As you read each passage, ask yourself:

  1. What is the author's main claim or purpose?
  2. What evidence or reasoning supports it?
  3. What is the tone — neutral, argumentative, skeptical, enthusiastic?
  4. Are there any contrasts or qualifications (words like "however," "although," "despite")?

These four questions take 10 seconds to mentally answer but make wrong answers obvious — because wrong answers will contradict your notes, go too far, or introduce ideas the passage never raised.

Question Types and How to Attack Each

Question TypeHow to Recognize ItStrategy
Main Idea / Central Claim "The main purpose of the text is..." / "Which choice best states the main idea?" Look at the opening and closing sentences. The main idea is usually the author's most general claim. Eliminate answers that are too specific or too broad.
Specific Detail "According to the text..." / "The text indicates that..." Return to the passage. Find the exact sentence. The answer will be a paraphrase — not a direct quote and not an inference.
Inference "Based on the passage, it is most reasonable to conclude..." / "The text implies..." The answer is not stated directly but is supported by the text. Eliminate answers that go further than the evidence supports.
Vocabulary in Context "As used in the passage, [word] most nearly means..." Ignore the dictionary definition. Read the sentence and one sentence before/after. Substitute each answer choice into the sentence — pick the one that makes the sentence make sense in context.
Author's Purpose / Function "The author includes [detail] primarily to..." / "The function of [paragraph] is..." Ask: why did the author include this? What role does it play in the argument? Eliminate answers about what the detail says — focus on what it does.
Evidence / Rhetoric Paired text comparison questions; questions about how claims are supported Identify what each text argues, then compare.

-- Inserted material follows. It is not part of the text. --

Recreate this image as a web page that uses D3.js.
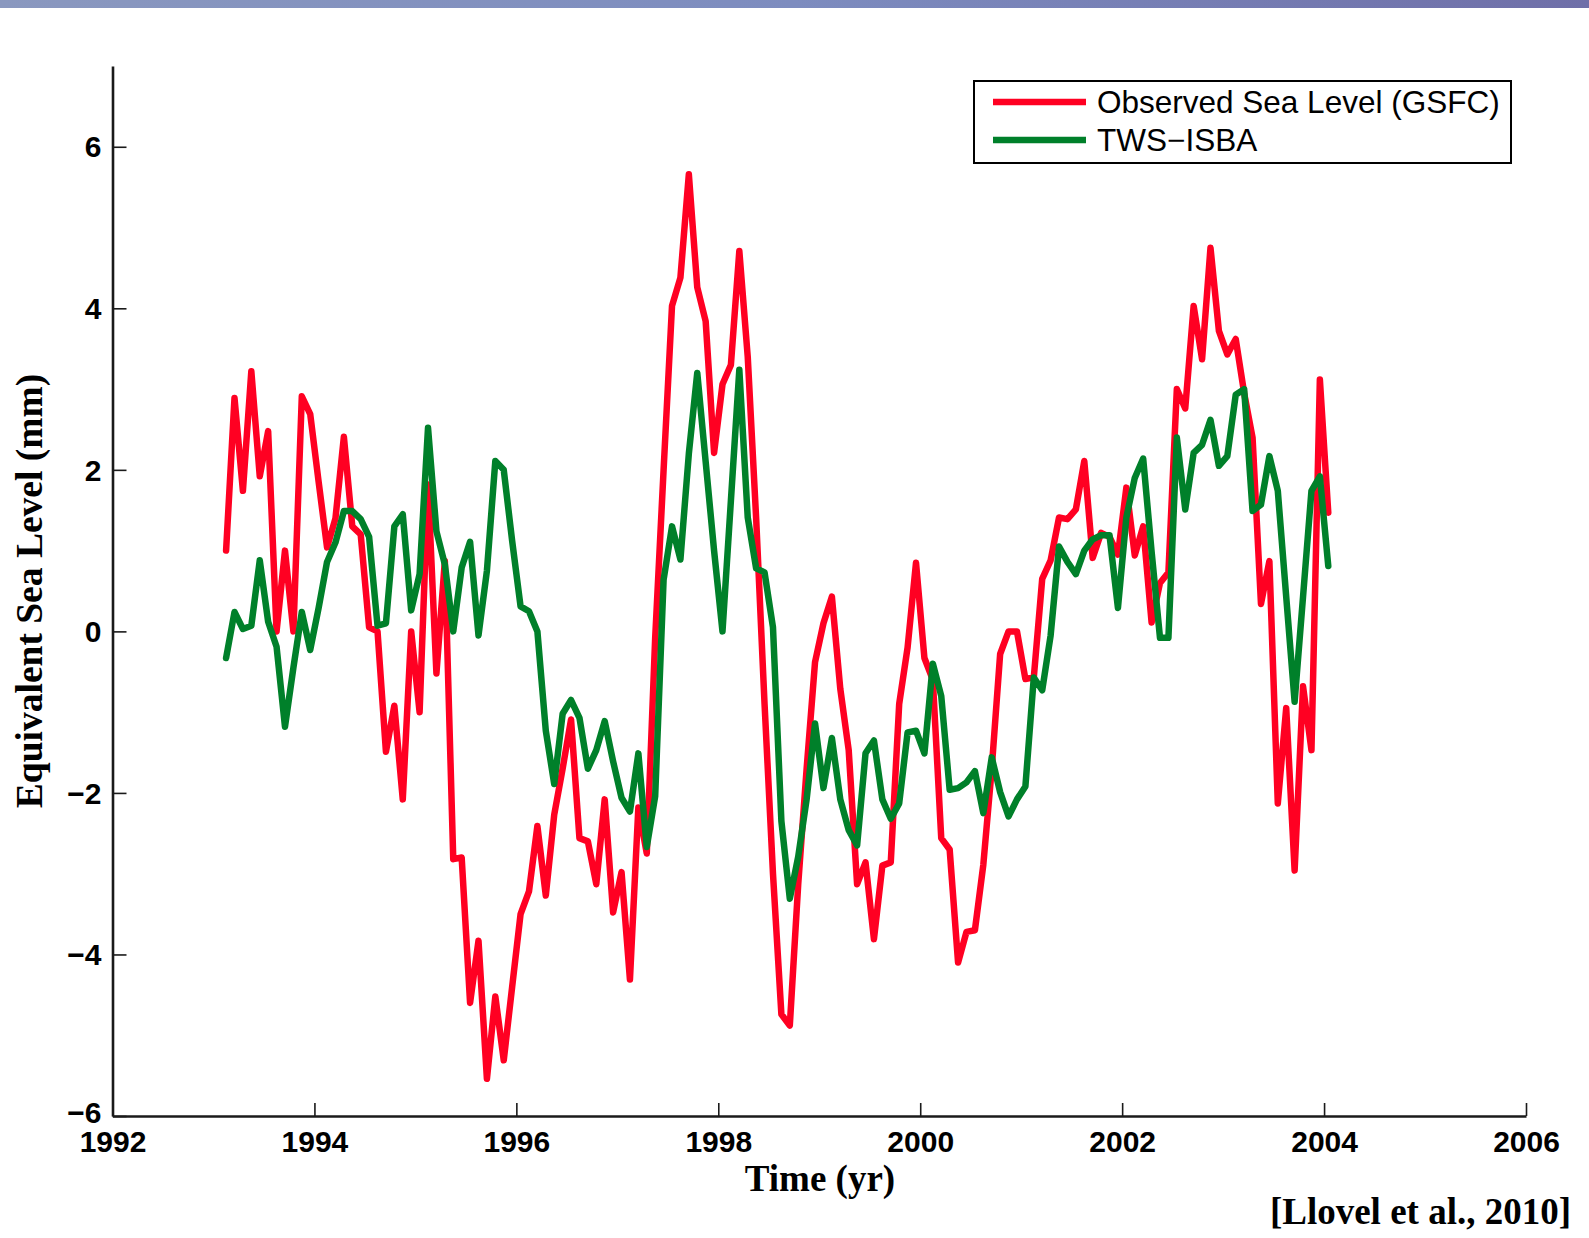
<!DOCTYPE html>
<html>
<head>
<meta charset="utf-8">
<script src="https://cdn.jsdelivr.net/npm/d3@7"></script>
<style>
  html, body { margin: 0; padding: 0; background: #ffffff; }
  svg { display: block; }
</style>
</head>
<body>
<svg id="chart" width="1589" height="1238"></svg>
<script>
// ---------------- DATA (monthly, starting Feb 1993) ----------------
const startYear = 1993.125;
const observedSeaLevel = [
  1.0, 2.89, 1.74, 3.22, 1.92, 2.48, 0.0, 1.0, 0.0, 2.91, 2.69, 1.85,
  1.04, 1.4, 2.41, 1.3, 1.2, 0.05, 0.0, -1.49, -0.92, -2.08, 0.0, -1.0,
  1.82, -0.52, 0.87, -2.82, -2.8, -4.6, -3.83, -5.54, -4.52, -5.31, -4.4, -3.5,
  -3.22, -2.41, -3.27, -2.27, -1.70, -1.09, -2.56, -2.6, -3.13, -2.08, -3.48, -2.98,
  -4.31, -2.18, -2.75, -0.08, 2.0, 4.03, 4.38, 5.66, 4.26, 3.84, 2.21, 3.06,
  3.3, 4.71, 3.4, 1.4, -0.9, -3.0, -4.74, -4.88, -3.13, -1.70, -0.38, 0.1,
  0.43, -0.71, -1.47, -3.13, -2.86, -3.81, -2.9, -2.86, -0.9, -0.2, 0.85, -0.33,
  -0.6, -2.56, -2.7, -4.1, -3.72, -3.7, -2.89, -1.70, -0.28, 0.0, 0.0, -0.59,
  -0.57, 0.65, 0.88, 1.41, 1.39, 1.51, 2.11, 0.91, 1.22, 1.17, 0.95, 1.78,
  0.94, 1.3, 0.11, 0.6, 0.73, 3.0, 2.76, 4.03, 3.37, 4.75, 3.72, 3.43,
  3.62, 2.95, 2.4, 0.34, 0.87, -2.13, -0.95, -2.96, -0.68, -1.47, 3.12, 1.47
];
const twsIsba = [
  -0.33, 0.24, 0.03, 0.07, 0.88, 0.12, -0.19, -1.18, -0.45, 0.24, -0.23, 0.29,
  0.86, 1.1, 1.49, 1.49, 1.39, 1.17, 0.07, 0.1, 1.3, 1.45, 0.26, 0.71,
  2.52, 1.24, 0.83, 0.0, 0.79, 1.11, -0.05, 0.75, 2.11, 2.0, 1.12, 0.31,
  0.25, 0.0, -1.23, -1.89, -1.02, -0.85, -1.07, -1.70, -1.47, -1.11, -1.61, -2.06,
  -2.23, -1.51, -2.67, -2.04, 0.64, 1.3, 0.89, 2.2, 3.2, 2.1, 1.0, 0.0,
  1.62, 3.24, 1.41, 0.78, 0.73, 0.05, -2.35, -3.31, -2.79, -2.08, -1.14, -1.94,
  -1.32, -2.08, -2.46, -2.65, -1.51, -1.35, -2.08, -2.32, -2.13, -1.25, -1.23, -1.51,
  -0.4, -0.8, -1.96, -1.94, -1.87, -1.73, -2.25, -1.56, -1.99, -2.29, -2.08, -1.92,
  -0.57, -0.73, -0.05, 1.05, 0.86, 0.71, 1.0, 1.14, 1.19, 1.19, 0.29, 1.41,
  1.9, 2.14, 0.99, -0.08, -0.08, 2.4, 1.51, 2.21, 2.31, 2.62, 2.05, 2.17,
  2.93, 3.0, 1.49, 1.57, 2.17, 1.74, 0.43, -0.87, 0.43, 1.74, 1.92, 0.81
];
const timeYears = observedSeaLevel.map((_, i) => startYear + i / 12);
const xTickValues = [1992, 1994, 1996, 1998, 2000, 2002, 2004, 2006];
const yTickValues = [-6, -4, -2, 0, 2, 4, 6];
const seriesLabels = ["Observed Sea Level (GSFC)", "TWS\u2212ISBA"];
const seriesColors = ["#ff0022", "#00802a"];

// ---------------- LAYOUT ----------------
const svg = d3.select("#chart");
const plotLeft = 112.5, plotRight = 1526, plotTop = 66, plotBottom = 1116;

const x = d3.scaleLinear().domain([1992, 2006]).range([plotLeft, plotRight]);
const y = d3.scaleLinear().domain([-6, 7]).range([plotBottom, plotTop]);

// top decorative band
const defs = svg.append("defs");
const grad = defs.append("linearGradient").attr("id", "band").attr("x1", "0%").attr("x2", "100%");
grad.append("stop").attr("offset", "0%").attr("stop-color", "#8a98bf");
grad.append("stop").attr("offset", "50%").attr("stop-color", "#7d8cbf");
grad.append("stop").attr("offset", "100%").attr("stop-color", "#6f6fa8");
svg.append("rect").attr("x", 0).attr("y", 0).attr("width", 1589).attr("height", 8).attr("fill", "url(#band)");

// lines
const lineGen = d3.line().x((d, i) => x(timeYears[i])).y(d => y(d));
const plot = svg.append("g");
[observedSeaLevel, twsIsba].forEach((series, k) => {
  plot.append("path")
    .datum(series)
    .attr("d", lineGen)
    .attr("fill", "none")
    .attr("stroke", seriesColors[k])
    .attr("stroke-width", 6.5)
    .attr("stroke-linejoin", "round")
    .attr("stroke-linecap", "round");
});

// axes
const tickFont = "'Liberation Sans', Arial, Helvetica, sans-serif";
const xAxis = d3.axisBottom(x).tickValues(xTickValues).tickFormat(d3.format("d"))
  .tickSizeInner(-13).tickSizeOuter(0).tickPadding(15);
const yAxis = d3.axisLeft(y).tickValues(yTickValues).tickFormat(d => (d < 0 ? "\u2212" : "") + Math.abs(d))
  .tickSizeInner(-14).tickSizeOuter(0).tickPadding(11);

const gx = svg.append("g").attr("transform", `translate(0,${plotBottom})`).call(xAxis);
const gy = svg.append("g").attr("transform", `translate(${plotLeft},0)`).call(yAxis);
[gx, gy].forEach(g => {
  g.select(".domain").attr("stroke", "#1a1a1a").attr("stroke-width", 2.6);
  g.selectAll(".tick line").attr("stroke", "#1a1a1a").attr("stroke-width", 1.6);
  g.selectAll(".tick text")
    .attr("fill", "#000")
    .style("font-family", tickFont)
    .style("font-weight", "bold")
    .style("font-size", "30px");
});
gx.selectAll(".tick text").attr("dy", "0.71em");
gy.selectAll(".tick text").attr("dy", "0.34em");
// lowest y label sits just above the x labels, as in the reference
gy.selectAll(".tick text").filter(d => d === -6).attr("dy", "0.2em");

// axis titles
const serif = "'Liberation Serif', 'Times New Roman', Times, serif";
svg.append("text")
  .attr("x", 820).attr("y", 1191)
  .attr("text-anchor", "middle")
  .style("font-family", serif).style("font-weight", "bold").style("font-size", "37px")
  .text("Time (yr)");
svg.append("text")
  .attr("transform", `translate(42,${(plotTop + plotBottom) / 2}) rotate(-90)`)
  .attr("text-anchor", "middle")
  .style("font-family", serif).style("font-weight", "bold").style("font-size", "37.5px")
  .text("Equivalent Sea Level (mm)");
svg.append("text")
  .attr("x", 1571).attr("y", 1224)
  .attr("text-anchor", "end")
  .style("font-family", serif).style("font-weight", "bold").style("font-size", "37px")
  .text("[Llovel et al., 2010]");

// legend
const lg = svg.append("g");
lg.append("rect").attr("x", 974).attr("y", 81).attr("width", 537).attr("height", 82)
  .attr("fill", "#fff").attr("stroke", "#000").attr("stroke-width", 2);
seriesLabels.forEach((lab, k) => {
  const ly = 102 + k * 38;
  lg.append("line").attr("x1", 993).attr("x2", 1086).attr("y1", ly).attr("y2", ly)
    .attr("stroke", seriesColors[k]).attr("stroke-width", 6.5);
  lg.append("text").attr("x", 1097).attr("y", ly + 11)
    .style("font-family", tickFont).style("font-size", "31.5px").attr("fill", "#000")
    .text(lab);
});
</script>
</body>
</html>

Look for agreement, disagreement, or complementary perspectives.
Data Interpretation Passage includes a table, graph, or chart Read what the visual shows, then read the question. Most errors come from misreading axes or confusing correlation with causation.

Common Wrong-Answer Traps

The SAT is expertly designed so that wrong answers look reasonable at first glance. Knowing the trap categories lets you spot them before falling in:

Too Extreme

An answer that uses absolute language — "always," "never," "proves," "impossible" — when the passage uses measured language like "suggests," "may," or "in some cases." Academic writing is almost never absolute; be suspicious of extreme answer choices.

Out of Scope

An answer that introduces a topic, idea, or comparison never mentioned in the passage. The answer might be true in the real world, but if the passage doesn't support it, it's wrong. This is the most common trap on inference questions.

Half Right, Half Wrong

An answer that accurately describes one part of the passage but misrepresents another. The SAT frequently writes answers where the first clause is spot-on and the second clause inverts or distorts the passage. Read every word of each answer choice.

Opposite Direction

An answer that reverses the relationship in the passage — for example, saying A caused B when the passage says B caused A, or saying the author agrees with a viewpoint when the passage expresses skepticism.

When two answer choices both seem correct, ask: which one is more directly supported by the text? The SAT always has one "best" answer — the one that requires the least inference and is most closely tied to specific language in the passage.

Building Your Reading Speed

Speed on the reading section comes from two things: vocabulary and reading fluency. Vocabulary makes comprehension faster because you don't stumble on unfamiliar words. Fluency means your brain processes text quickly without subvocalizing (internally reading aloud) every word.

To build both in the weeks before your test:

  • Read one long-form article per day from a newspaper, scientific journal, or academic publication. The New York Times, The Atlantic, and Scientific American are ideal because they match SAT passage difficulty.
  • After reading each article, write one sentence summarizing the main claim without looking at the article. This builds the synthesis skill the SAT tests.
  • For vocabulary, focus on learning words in context rather than memorizing flashcard lists in isolation.

✅ Key Takeaways

  • The digital SAT uses short passages with one question each — read the question first to direct your attention efficiently.
  • Every answer is supported by the text — never use outside knowledge, always go back to the passage.
  • For vocabulary-in-context questions, ignore the dictionary meaning and use surrounding sentences to determine meaning.
  • Learn the four wrong-answer traps (too extreme, out of scope, half right/half wrong, opposite direction) so you can eliminate them quickly.
  • Build reading fluency by reading challenging non-fiction daily — this improves both speed and comprehension over time.